Fortunately for anyone who missed the rare spectacle, there will be one more chance to view it on Wednesday night.
April’s supermoon – officially referred to as a perigean full moon – will be the third month in a row for the rare celestial event. It occurs when the full moon is at its closest point to Earth in its monthly orbit.
On 7-8 April, the moon will get as close as 356,907km (221,772 miles) to Earth, making it appear bigger and brighter in the night’s sky.
The time of year means this full moon is known in folklore as the ‘Pink moon’, as it usually coincides with spring flower blossoms.
The best time and date to see the supermoon is at moonrise on Tuesday and at moonset on Wednesday, when it is close to the horizon.
This is due to an optical illusion that makes it appear even bigger due to its relative size to buildings and objects on the horizon. The supermoon’s peak illumination will take place just after 6pm GMT on Tuesday, though it may not be visible until after sunset.
The term was first coined by astrologer Richard Nolle in 1979, who defined a supermoon as any full moon that was within 90 per cent of its closest approach.
The coinage and use of the term has been criticised by astronomers, however some welcome it as a way to encourage interest in astronomy.
“Some astronomers complain about the name supermoon. They like to call supermoons hype,” astronomer and EarthSky contributor Bruce McClure wrote recently.
“But supermoons aren’t hype. They’re special. Many people now know and use the word supermoon. We notice even some diehards are starting to use it now… No doubt about it.
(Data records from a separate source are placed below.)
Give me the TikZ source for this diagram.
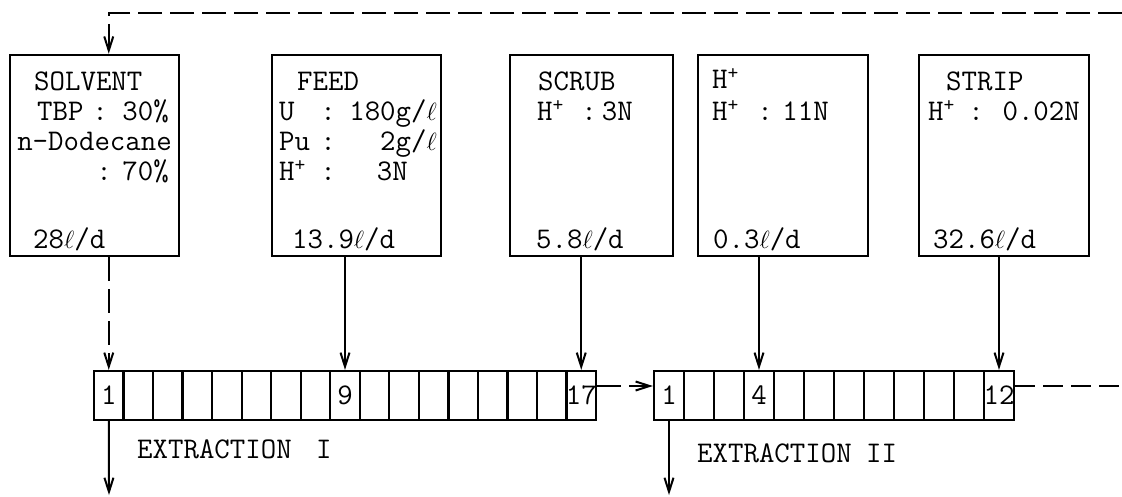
\documentclass[tikz,border=0pt]{standalone}
\usepackage{fontspec}
\usetikzlibrary{arrows.meta}
\newcommand{\Hplus}{H\raisebox{0.3em}{\fontsize{21}{21}\selectfont +}}
\newcommand{\ellu}{$\ell$}
\tikzset{
  tx/.style={font=\fontsize{30}{34}\selectfont\ttfamily, inner sep=0pt, anchor=base west},
  txe/.style={tx, anchor=base east},
  txc/.style={tx, anchor=base},
  num/.style={tx, anchor=center},
  box/.style={draw, line width=2.5pt, inner sep=0pt},
  cellbox/.style={draw, line width=2.3pt, minimum width=29.53pt, minimum height=49pt, inner sep=0pt},
  cellb/.style={cellbox, minimum width=30pt},
  flow/.style={line width=2pt, -{Straight Barb[length=14pt,width=9pt,line width=2pt]}},
  recyc/.style={flow, dash pattern=on 24pt off 8pt},
  recline/.style={line width=2pt, dash pattern=on 20pt off 8pt},
}
\begin{document}
\begin{tikzpicture}[x=1pt,y=-1pt]
\useasboundingbox (0,0) rectangle (1122,496);
% feed boxes
\node[box, minimum width=169pt, minimum height=201pt] (solvent) at (94.5,155.5) {};
\node[box, minimum width=169pt, minimum height=201pt] (feed) at (356.5,155.5) {};
\node[box, minimum width=163pt, minimum height=201pt] (scrub) at (591.5,155.5) {};
\node[box, minimum width=170pt, minimum height=201pt] (hbox) at (783,155.5) {};
\node[box, minimum width=170pt, minimum height=201pt] (strip) at (1004,155.5) {};
% SOLVENT texts
\node[tx] (s1) at (34,90) {SOLVENT};
\node[tx] (s2a) at (37,120) {TBP};
\node[txc] (s2b) at (100,120) {:};
\node[txe] (s2c) at (169,120) {30\%};
\node[txc] (s3) at (94.5,150) {n-Dodecane};
\node[txc] (s4b) at (104,180) {:};
\node[txe] (s4c) at (169,180) {70\%};
\node[tx] (s5) at (33,248) {28\ellu/d};
% FEED texts
\node[tx] (f1) at (297,90) {FEED};
\node[tx] (f2a) at (279,120) {U};
\node[txc] (f2b) at (328,120) {:};
\node[txe] (f2c) at (437,120) {180g/\ellu};
\node[tx] (f3a) at (279,150) {Pu};
\node[txc] (f3b) at (328,150) {:};
\node[txe] (f3c) at (437,150) {2g/\ellu};
\node[tx] (f4a) at (279,180) {\Hplus};
\node[txc] (f4b) at (328,180) {:};
\node[txe] (f4c) at (408,180) {3N};
\node[tx] (f5) at (292,248) {13.9\ellu/d};
% SCRUB texts
\node[tx] (c1) at (538,90) {SCRUB};
\node[tx] (c2a) at (537,120) {\Hplus};
\node[txc] (c2b) at (589,120) {:};
\node[txe] (c2c) at (633,120) {3N};
\node[tx] (c5) at (536,248) {5.8\ellu/d};
% H+ texts
\node[tx] (h1) at (712,88) {\Hplus};
\node[tx] (h2a) at (712,120) {\Hplus};
\node[txc] (h2b) at (765,120) {:};
\node[txe] (h2c) at (829,120) {11N};
\node[tx] (h5) at (713,248) {0.3\ellu/d};
% STRIP texts
\node[tx] (p1) at (946,90) {STRIP};
\node[tx] (p2a) at (928,120) {\Hplus};
\node[txc] (p2b) at (976,120) {:};
\node[txe] (p2c) at (1080,120) {0.02N};
\node[tx] (p5) at (933,248) {32.6\ellu/d};
% extraction cells
\foreach \i in {1,...,17} \node[cellbox] (a\i) at ({94+(\i-0.5)*29.53},395.5) {};
\foreach \i in {1,...,12} \node[cellb] (b\i) at ({654+(\i-0.5)*30},395.5) {};
\node[num] (na1) at (a1) {1};
\node[num] (na9) at (a9) {9};
\node[num] (na17) at (a17) {17};
\node[num] (nb1) at (b1) {1};
\node[num] (nb4) at (b4) {4};
\node[num] (nb12) at (b12) {12};
% labels
\node[tx] (e1) at (137,458) {EXTRACTION};
\node[tx] (e1n) at (316,458) {I};
\node[tx] (e2) at (697,462) {EXTRACTION};
\node[tx] (e2n) at (866,462) {II};
% connectors
\coordinate (rin) at (1122,13);
\draw[recyc] (rin) -| (a1.north |- solvent.north);
\draw[recyc] (a1.north |- solvent.south) -- (a1.north);
\draw[flow] (a9.north |- feed.south) -- (a9.north);
\draw[flow] (a17.north |- scrub.south) -- (a17.north);
\draw[flow] (b4.north |- hbox.south) -- (b4.north);
\draw[flow] (b12.north |- strip.south) -- (b12.north);
\draw[recyc] ([yshift=9.5pt]a17.east) -- ([yshift=9.5pt]b1.west);
\coordinate (rout) at (1122,386);
\draw[recline] ([yshift=9.5pt]b12.east) -- (rout);
\coordinate (o1) at (109,495);
\coordinate (o2) at (669,495);
\draw[flow] (a1.south) -- (o1);
\draw[flow] (b1.south) -- (o2);
\end{tikzpicture}
\end{document}
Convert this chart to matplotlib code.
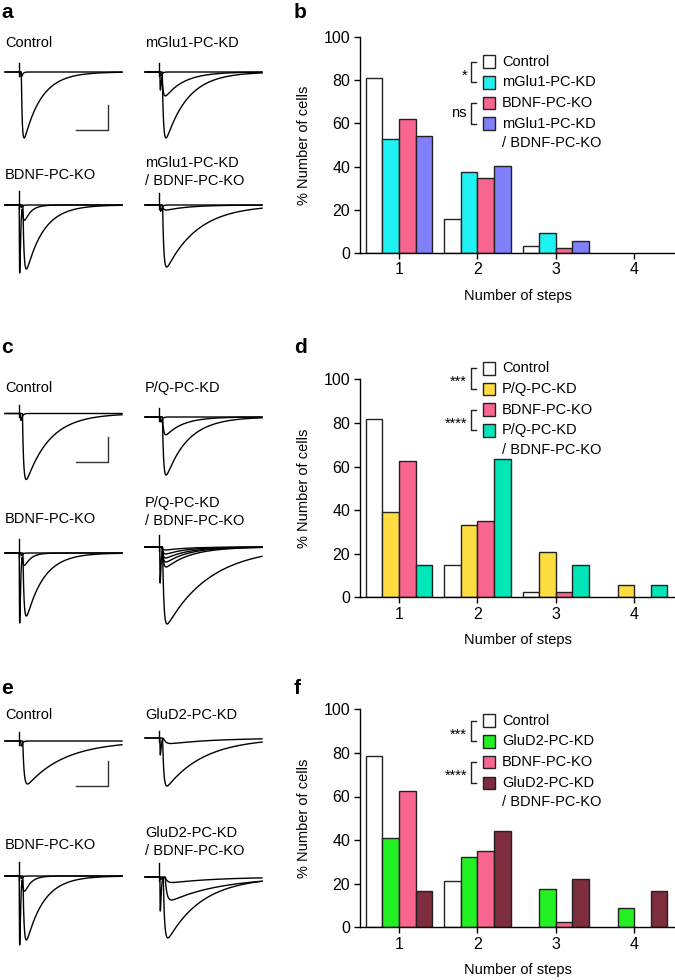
import numpy as np
import matplotlib.pyplot as plt
from matplotlib.patches import Rectangle

plt.rcParams['font.family'] = ['Liberation Sans', 'DejaVu Sans']
plt.rcParams['font.size'] = 10.5

W, H = 675, 980
steps = [1, 2, 3, 4]

# ---- bar chart data (% of cells per number of CF-EPSC steps) ----
b_labels = ['Control', 'mGlu1-PC-KD', 'BDNF-PC-KO', 'mGlu1-PC-KD\n/ BDNF-PC-KO']
b_colors = ['#ffffff', '#1ff2f2', '#f8658f', '#8080fa']
b_control = [81.0, 15.5, 3.0, 0]
b_mglu1 = [53.0, 37.3, 9.3, 0]
b_bdnf = [62.3, 34.8, 2.4, 0]
b_double = [54.0, 40.4, 5.4, 0]
b_stats = ['*', 'ns']

d_labels = ['Control', 'P/Q-PC-KD', 'BDNF-PC-KO', 'P/Q-PC-KD\n/ BDNF-PC-KO']
d_colors = ['#ffffff', '#ffdc40', '#f8658f', '#00e6b8']
d_control = [81.7, 14.8, 2.6, 0]
d_pq = [39.1, 33.2, 20.9, 5.7]
d_bdnf = [62.3, 34.8, 2.4, 0]
d_double = [14.8, 63.5, 14.8, 5.7]
d_stats = ['***', '****']

f_labels = ['Control', 'GluD2-PC-KD', 'BDNF-PC-KO', 'GluD2-PC-KD\n/ BDNF-PC-KO']
f_colors = ['#ffffff', '#22f022', '#f8658f', '#7d2d3d']
f_control = [78.7, 21.3, 0, 0]
f_glud2 = [41.1, 32.1, 17.4, 8.7]
f_bdnf = [62.3, 34.8, 2.4, 0]
f_double = [16.7, 44.3, 22.2, 16.7]
f_stats = ['***', '****']

# ---- example EPSC traces: each trace = list of components
# (onset after stimulus ms, peak nA, rise ms, decay ms) ----
a_control = [[(1.2, 0.2, 0.3, 0.8)], [(1.6, 2.64, 0.6, 11)]]
a_mglu1 = [[(1.0, 0.15, 0.3, 0.8)],
           [(0.7, 0.72, 0.25, 0.6), (2.0, 0.95, 0.8, 12)],
           [(2.2, 2.64, 0.8, 14)]]
a_bdnf = [[(1.2, 0.1, 0.3, 0.8)],
          [(0.3, 2.72, 0.25, 0.5), (2.2, 0.6, 0.8, 4)],
          [(2.6, 2.56, 0.8, 11)]]
a_double = [[(0.8, 0.25, 0.3, 0.8)], [(2.0, 0.2, 1.0, 15)],
            [(2.4, 2.48, 0.8, 20)]]

c_control = [[(1.0, 0.28, 0.3, 0.8)], [(2.3, 2.64, 0.8, 15)]]
c_pq = [[(1.0, 0.2, 0.3, 0.8)], [(2.3, 0.71, 0.8, 11)], [(2.3, 2.32, 0.8, 14)]]
c_bdnf = [[(1.2, 0.1, 0.3, 0.8)],
          [(0.3, 2.8, 0.25, 0.5), (2.2, 0.48, 0.8, 4)],
          [(2.6, 2.52, 0.8, 11)]]
c_double = [[(2.0, 0.12, 0.8, 14)], [(2.0, 0.28, 0.8, 14)],
            [(2.0, 0.44, 0.8, 15)], [(0.6, 1.44, 0.25, 0.5), (2.2, 0.6, 0.8, 15)],
            [(2.2, 0.8, 0.8, 16)], [(2.4, 3.08, 0.8, 28)]]

e_control = [[(1.2, 0.2, 0.3, 0.8)], [(2.5, 1.72, 0.9, 24)]]
e_glud2 = [[(0.7, 0.68, 0.25, 0.5), (3.0, 0.22, 1.5, 30)], [(2.4, 1.92, 0.8, 24)]]
e_bdnf = [[(1.2, 0.1, 0.3, 0.8)],
          [(0.3, 2.76, 0.25, 0.5), (2.2, 0.6, 0.8, 4)],
          [(2.6, 2.56, 0.8, 11)]]
e_double = [[(0.8, 0.1, 0.3, 0.8), (4.0, 0.22, 1.5, 30)],
            [(0.7, 1.36, 0.25, 0.5), (4.0, 0.92, 1.2, 33)],
            [(2.8, 2.44, 0.9, 22)]]

PX_MS = 1.585   # pixels per ms (20 ms scale bar = 31.7 px)
PX_NA = 25.0    # pixels per nA (1 nA scale bar = 25 px)
STIM = 8.7      # stimulus time in ms
TR_W = 117      # trace width in px

fig = plt.figure(figsize=(W / 100, H / 100), dpi=100)


def px_rect(x, y_top, w, h):
    return [x / W, 1 - (y_top + h) / H, w / W, h / H]


def draw_traces(x0, base_y, traces, stim_up=0.35, bar_y=None):
    ax = fig.add_axes(px_rect(x0, base_y - 20, TR_W, 100))
    ax.set_xlim(0, TR_W / PX_MS)
    ax.set_ylim(-80 / PX_NA, 20 / PX_NA)
    ax.axis('off')
    t = np.linspace(0, TR_W / PX_MS, 3000)
    for comps in traces:
        y = np.zeros_like(t)
        for d, amp, tr, td in comps:
            s = np.clip(t - (STIM + d), 0, None)
            g = (1 - np.exp(-s / tr)) * np.exp(-s / td)
            tp = tr * np.log(1 + td / tr)
            gmax = (1 - np.exp(-tp / tr)) * np.exp(-tp / td)
            y -= amp * g / gmax
        ax.plot(t, y, color='k', lw=1.0, clip_on=False)
    ax.plot([STIM, STIM], [-0.15, stim_up], color='k', lw=1.0)
    if bar_y is not None:
        x1 = (76 - x0) / PX_MS
        ax.plot([x1, x1 + 20, x1 + 20], [bar_y, bar_y, bar_y + 1],
                color='#333333', lw=1.0)
    return ax


def draw_bars(top, bottom, series, colors, legend_top, labels, stats):
    ax = fig.add_axes(px_rect(360, top, 315, bottom - top))
    x = np.array(steps, dtype=float)
    w = 0.212
    for i, (vals, col) in enumerate(zip(series, colors)):
        vals = np.array(vals, dtype=float)
        keep = vals > 0
        ax.bar((x + (i - 1.5) * w)[keep], vals[keep], width=w, color=col,
               edgecolor='#222222', linewidth=1.0)
    ax.set_xlim(0.503, 4.52)
    ax.set_ylim(0, 100)
    ax.set_yticks([0, 20, 40, 60, 80, 100])
    ax.set_xticks(steps)
    for s in ['top', 'right']:
        ax.spines[s].set_visible(False)
    for s in ['left', 'bottom']:
        ax.spines[s].set_linewidth(1.0)
    ax.tick_params(length=4, width=1.0, labelsize=11.5, pad=3)
    ax.set_xlabel('Number of steps', fontsize=10.5, labelpad=8)
    ax.set_ylabel('% Number of cells', fontsize=10.5, labelpad=9)

    # legend with significance brackets
    rows = [legend_top + i * 20.7 for i in range(4)]
    for yy, lab, col in zip(rows, labels, colors):
        ov.add_patch(Rectangle((482.5, yy - 6.3), 12.6, 12.6, facecolor=col,
                               edgecolor='#222222', lw=1.0))
        for k, line in enumerate(lab.split('\n')):
            ov.text(502, yy + k * 19.5, line, va='center', ha='left',
                    fontsize=10.5)
    for j, st in enumerate(stats):
        y1, y2 = rows[2 * j], rows[2 * j + 1]
        ov.plot([476, 470.7, 470.7, 476], [y1, y1, y2, y2], color='#222222',
                lw=1.0)
        ym = (y1 + y2) / 2
        if st == 'ns':
            ov.text(466.5, ym + 4, st, ha='right', va='baseline', fontsize=10.5)
        else:
            ov.text(467, ym + 7.5, st, ha='right', va='baseline', fontsize=10.5)
    return ax


ov = fig.add_axes([0, 0, 1, 1], zorder=10)
ov.set_xlim(0, W)
ov.set_ylim(H, 0)
ov.axis('off')

# ---- traces ----
draw_traces(5, 72, a_control, bar_y=-(130 - 72) / PX_NA)
draw_traces(145, 72, a_mglu1)
draw_traces(5, 205, a_bdnf, stim_up=0.55)
draw_traces(145, 205, a_double, stim_up=0.5)

draw_traces(5, 413.5, c_control, bar_y=-(462.3 - 413.5) / PX_NA)
draw_traces(145, 417, c_pq)
draw_traces(5, 553, c_bdnf, stim_up=0.55)
draw_traces(145, 547, c_double, stim_up=0.5)

draw_traces(5, 741, e_control, bar_y=-(786 - 741) / PX_NA)
draw_traces(145, 738, e_glud2, stim_up=0.3)
draw_traces(5, 876, e_bdnf, stim_up=0.55)
draw_traces(145, 877, e_double, stim_up=0.55)

# trace labels
trace_text = [
    (5, 43, 'Control'), (145, 43, 'mGlu1-PC-KD'), (5, 175, 'BDNF-PC-KO'),
    (145, 163, 'mGlu1-PC-KD'), (145, 181, '/ BDNF-PC-KO'),
    (5, 388, 'Control'), (145, 388, 'P/Q-PC-KD'), (5, 519, 'BDNF-PC-KO'),
    (145, 503, 'P/Q-PC-KD'), (145, 521, '/ BDNF-PC-KO'),
    (5, 715, 'Control'), (145, 715, 'GluD2-PC-KD'), (5, 845, 'BDNF-PC-KO'),
    (145, 833, 'GluD2-PC-KD'), (145, 851, '/ BDNF-PC-KO'),
]
for x, y, s in trace_text:
    ov.text(x, y, s, ha='left', va='center', fontsize=10.5)

# ---- bar charts ----
draw_bars(37.3, 252.7, [b_control, b_mglu1, b_bdnf, b_double], b_colors,
          61.7, b_labels, b_stats)
draw_bars(379.3, 597.3, [d_control, d_pq, d_bdnf, d_double], d_colors,
          368.3, d_labels, d_stats)
draw_bars(709.3, 927.3, [f_control, f_glud2, f_bdnf, f_double], f_colors,
          720.7, f_labels, f_stats)

# panel letters
for x, y, s in [(1, 13, 'a'), (294, 13, 'b'), (1, 347, 'c'), (294, 347, 'd'),
                (1, 688, 'e'), (294, 688, 'f')]:
    ov.text(x, y, s, ha='left', va='center', fontsize=15, fontweight='bold')

fig.savefig('out.png', dpi=100)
Supermoon is a catchier term than perigean full moon.”
The supermoon will also have an effect on the Earth’s ocean, Mr McClure notes, with the extra gravitational pull from the moon creating extra-high tides.
People living along the coast will notice them one or two days after the supermoon has passed, though any risk of flooding is unlikely unless the high tides are combined with severe weather.
For most parts of the UK, Wednesday will see exceptionally good weather with highs of up to 24C in the south and east.
Clear skies and reduced air pollution due to the coronavirus lockdown means April’s supermoon could be one of the best ever times to view a supermoon.